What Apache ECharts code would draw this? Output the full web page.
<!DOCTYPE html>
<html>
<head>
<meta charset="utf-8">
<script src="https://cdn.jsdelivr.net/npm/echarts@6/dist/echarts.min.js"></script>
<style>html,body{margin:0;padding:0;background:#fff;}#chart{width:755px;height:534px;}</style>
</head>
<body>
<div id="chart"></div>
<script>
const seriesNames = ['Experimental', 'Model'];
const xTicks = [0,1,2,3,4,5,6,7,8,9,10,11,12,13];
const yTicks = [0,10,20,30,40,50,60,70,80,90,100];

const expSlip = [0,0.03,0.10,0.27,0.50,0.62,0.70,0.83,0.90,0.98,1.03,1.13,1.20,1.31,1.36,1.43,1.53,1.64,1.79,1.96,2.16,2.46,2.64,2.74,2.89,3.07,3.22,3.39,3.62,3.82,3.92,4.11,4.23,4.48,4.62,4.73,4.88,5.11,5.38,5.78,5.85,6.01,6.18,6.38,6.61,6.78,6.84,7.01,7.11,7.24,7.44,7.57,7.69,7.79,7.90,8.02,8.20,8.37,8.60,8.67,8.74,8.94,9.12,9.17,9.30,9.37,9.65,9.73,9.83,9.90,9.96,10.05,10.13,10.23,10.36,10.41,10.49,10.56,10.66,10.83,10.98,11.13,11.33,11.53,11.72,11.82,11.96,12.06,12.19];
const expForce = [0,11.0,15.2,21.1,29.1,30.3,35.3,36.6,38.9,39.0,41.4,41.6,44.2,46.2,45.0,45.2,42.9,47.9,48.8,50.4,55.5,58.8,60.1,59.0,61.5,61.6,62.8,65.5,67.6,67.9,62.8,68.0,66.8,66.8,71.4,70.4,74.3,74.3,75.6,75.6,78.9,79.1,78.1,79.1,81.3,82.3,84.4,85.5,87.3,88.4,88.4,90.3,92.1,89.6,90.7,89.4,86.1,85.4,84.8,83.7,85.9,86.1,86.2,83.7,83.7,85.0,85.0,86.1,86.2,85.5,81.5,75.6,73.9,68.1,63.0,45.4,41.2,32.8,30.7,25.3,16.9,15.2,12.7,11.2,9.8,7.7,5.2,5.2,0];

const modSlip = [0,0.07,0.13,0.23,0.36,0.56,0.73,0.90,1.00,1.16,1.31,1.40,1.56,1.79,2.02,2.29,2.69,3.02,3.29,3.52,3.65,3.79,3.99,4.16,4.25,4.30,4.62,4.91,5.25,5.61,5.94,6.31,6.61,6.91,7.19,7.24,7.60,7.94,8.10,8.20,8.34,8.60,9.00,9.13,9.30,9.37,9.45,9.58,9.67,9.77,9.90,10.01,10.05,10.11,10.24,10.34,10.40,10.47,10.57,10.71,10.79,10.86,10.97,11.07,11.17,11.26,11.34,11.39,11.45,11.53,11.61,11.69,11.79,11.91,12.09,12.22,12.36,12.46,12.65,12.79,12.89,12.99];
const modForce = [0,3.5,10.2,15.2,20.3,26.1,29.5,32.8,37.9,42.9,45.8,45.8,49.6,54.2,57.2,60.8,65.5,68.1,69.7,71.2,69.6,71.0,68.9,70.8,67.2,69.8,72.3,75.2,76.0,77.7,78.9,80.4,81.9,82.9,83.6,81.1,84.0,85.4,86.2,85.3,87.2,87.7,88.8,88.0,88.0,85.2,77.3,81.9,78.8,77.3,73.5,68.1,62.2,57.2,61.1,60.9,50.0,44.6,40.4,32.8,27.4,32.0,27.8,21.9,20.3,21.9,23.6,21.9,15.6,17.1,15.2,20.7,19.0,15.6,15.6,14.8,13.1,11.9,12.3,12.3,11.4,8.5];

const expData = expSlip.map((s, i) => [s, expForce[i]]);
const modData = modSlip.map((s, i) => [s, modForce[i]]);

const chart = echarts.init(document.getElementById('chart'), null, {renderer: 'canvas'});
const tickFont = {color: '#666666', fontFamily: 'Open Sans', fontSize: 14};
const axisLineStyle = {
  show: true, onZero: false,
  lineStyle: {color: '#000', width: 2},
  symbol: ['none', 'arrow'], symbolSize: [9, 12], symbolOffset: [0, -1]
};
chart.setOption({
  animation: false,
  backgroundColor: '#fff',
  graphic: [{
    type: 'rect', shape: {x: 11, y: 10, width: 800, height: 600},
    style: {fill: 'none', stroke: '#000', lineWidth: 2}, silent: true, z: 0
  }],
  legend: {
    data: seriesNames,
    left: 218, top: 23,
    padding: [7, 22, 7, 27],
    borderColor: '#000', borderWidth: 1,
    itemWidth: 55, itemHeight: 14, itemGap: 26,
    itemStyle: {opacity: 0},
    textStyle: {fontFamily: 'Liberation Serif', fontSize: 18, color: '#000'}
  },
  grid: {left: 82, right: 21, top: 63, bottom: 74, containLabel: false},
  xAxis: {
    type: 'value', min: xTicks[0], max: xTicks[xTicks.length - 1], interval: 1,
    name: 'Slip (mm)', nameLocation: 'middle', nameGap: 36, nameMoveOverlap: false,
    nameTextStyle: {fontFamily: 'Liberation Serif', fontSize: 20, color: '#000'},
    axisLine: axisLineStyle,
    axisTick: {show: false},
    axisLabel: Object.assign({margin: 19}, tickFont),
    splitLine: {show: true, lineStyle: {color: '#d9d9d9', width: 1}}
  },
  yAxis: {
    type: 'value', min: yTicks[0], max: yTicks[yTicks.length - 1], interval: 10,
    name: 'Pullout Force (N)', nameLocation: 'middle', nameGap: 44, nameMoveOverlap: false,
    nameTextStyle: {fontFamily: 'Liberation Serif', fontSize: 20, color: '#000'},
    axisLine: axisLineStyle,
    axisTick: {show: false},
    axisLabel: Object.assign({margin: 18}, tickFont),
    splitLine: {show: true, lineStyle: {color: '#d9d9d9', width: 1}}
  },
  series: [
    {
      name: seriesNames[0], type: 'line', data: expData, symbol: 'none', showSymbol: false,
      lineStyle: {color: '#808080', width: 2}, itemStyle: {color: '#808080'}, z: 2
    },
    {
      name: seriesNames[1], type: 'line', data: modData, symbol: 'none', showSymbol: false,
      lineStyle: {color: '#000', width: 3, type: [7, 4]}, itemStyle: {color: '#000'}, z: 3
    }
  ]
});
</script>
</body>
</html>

+-------+

EXERCISE PROMPT: Reproduce exactly, please, only the lines from the start of the data above to the line that contains "const yTicks = [0,10,20,30,40,50,60,70,80,90,100];", with both ends kept.

RESULT FOR THIS TASK:
What Apache ECharts code would draw this? Output the full web page.
<!DOCTYPE html>
<html>
<head>
<meta charset="utf-8">
<script src="https://cdn.jsdelivr.net/npm/echarts@6/dist/echarts.min.js"></script>
<style>html,body{margin:0;padding:0;background:#fff;}#chart{width:755px;height:534px;}</style>
</head>
<body>
<div id="chart"></div>
<script>
const seriesNames = ['Experimental', 'Model'];
const xTicks = [0,1,2,3,4,5,6,7,8,9,10,11,12,13];
const yTicks = [0,10,20,30,40,50,60,70,80,90,100];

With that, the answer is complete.